Transforming datasets
Tribuo supports independent, feature-based transformations including the
rescaling or binning of features. These feature transformations can be found in
the org.tribuo.transform
package, which provides the mechanisms for fitting
and applying transformations. Transformations can be chained to create
pipelines that are applied in the supplied sequence to the specified
feature(s). Local transformation pipelines are those that are applied only to
the given named feature(s), whereas global transformations pipelines are
applied after local pipelines and apply to every feature. Local transformations
pipelines can also be applied to features which match a regular expression
(regex). Specifically, every feature name which matches the regex receives a
copy of that transformation pipeline, and that pipeline is then applied to the
feature. An exception will be thrown if an attempt is made to apply a regex
transformation pipeline to a feature that has already received a local
transformation pipeline. Additionally, all transformations are applied to the
feature domain to ensure it maintains the proper statistics.

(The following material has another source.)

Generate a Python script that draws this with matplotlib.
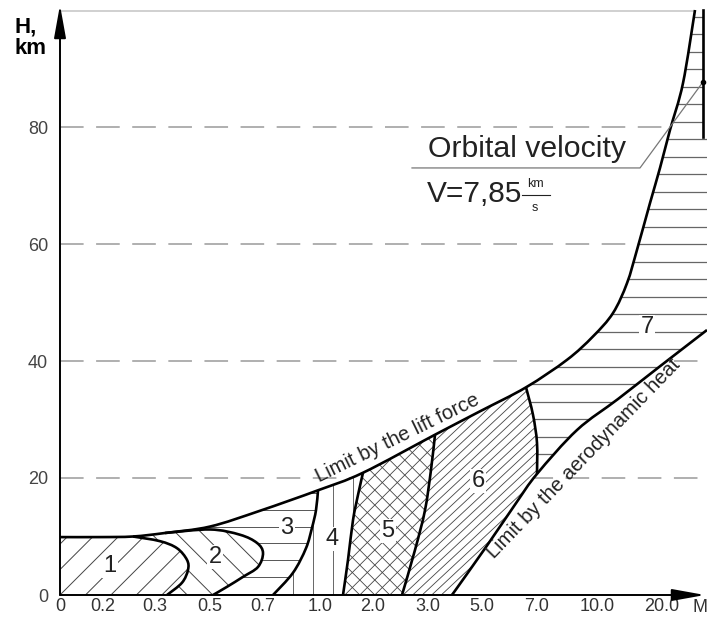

Currently, transformations must be based on only a single feature at a time, but we plan to introduce global feature transformations in some future release to allow operations over the whole feature space such as PCA.
Weights and Metadata
Examples can have metadata attached to them, and this metadata can be used to
filter out Examples or otherwise tag them for special processing. The metadata
takes the form of a Map<String,String>
, which can only be appended to; the
values cannot be modified after insertion. In addition, each Example has a
float-valued weight field, which can be used to denote the importance of an
Example in a training or evaluation setting. Only training algorithms that
implement the WeightedExamples
tag interface support weighted examples;
otherwise the example weights are ignored. The weight field is currently
supported in the RegressionEvaluator
if the weighted evaluation flag is
turned on. We’ll consider adding this support to the other evaluators, although
it may require breaking API changes since the return types of some accessor
methods could change from integer to floating point values.
Obfuscation
One of Tribuo’s benefits is its extensive tracking of model metadata and provenance; however, we realise this metadata isn’t necessarily something that should live in third-party accessible, deployed models. As a result, Tribuo provides a few transformation mechanisms to remove metadata from a trained model.
Provenance
Provenance can be removed from Model
objects using the StripProvenance
program located in the JSON module. There are three kinds of stored provenance:
trainer provenance, data provenance, and instance provenance. Each type of
provenance can be removed separately. It is also possible to insert a SHA-256
hash of the full provenance object into the model as a tracking mechanism. We
intend for the user to store the hash as a key for the original provenance JSON
in an external storage mechanism. Alternatively, @Config
fields can be marked
redact=True
which will prevent those values from being stored in the
provenance or any configuration.
Feature Hashing
In addition to its use as a dimensionality reduction technique, feature hashing also obfuscates the original feature names in cases where the forward mapping from original names to hashed names has not been stored by the system. So as to avoid the storage of such a forward mapping, Tribuo provides an implementation of feature hashing that lives entirely in the feature domain object. This means that Tribuo has no knowledge of the true feature names, and the system transparently hashes the inputs. The feature names tend to be particularly sensitive when working with NLP problems. For example, without such hashing, bigrams would appear in the feature domains.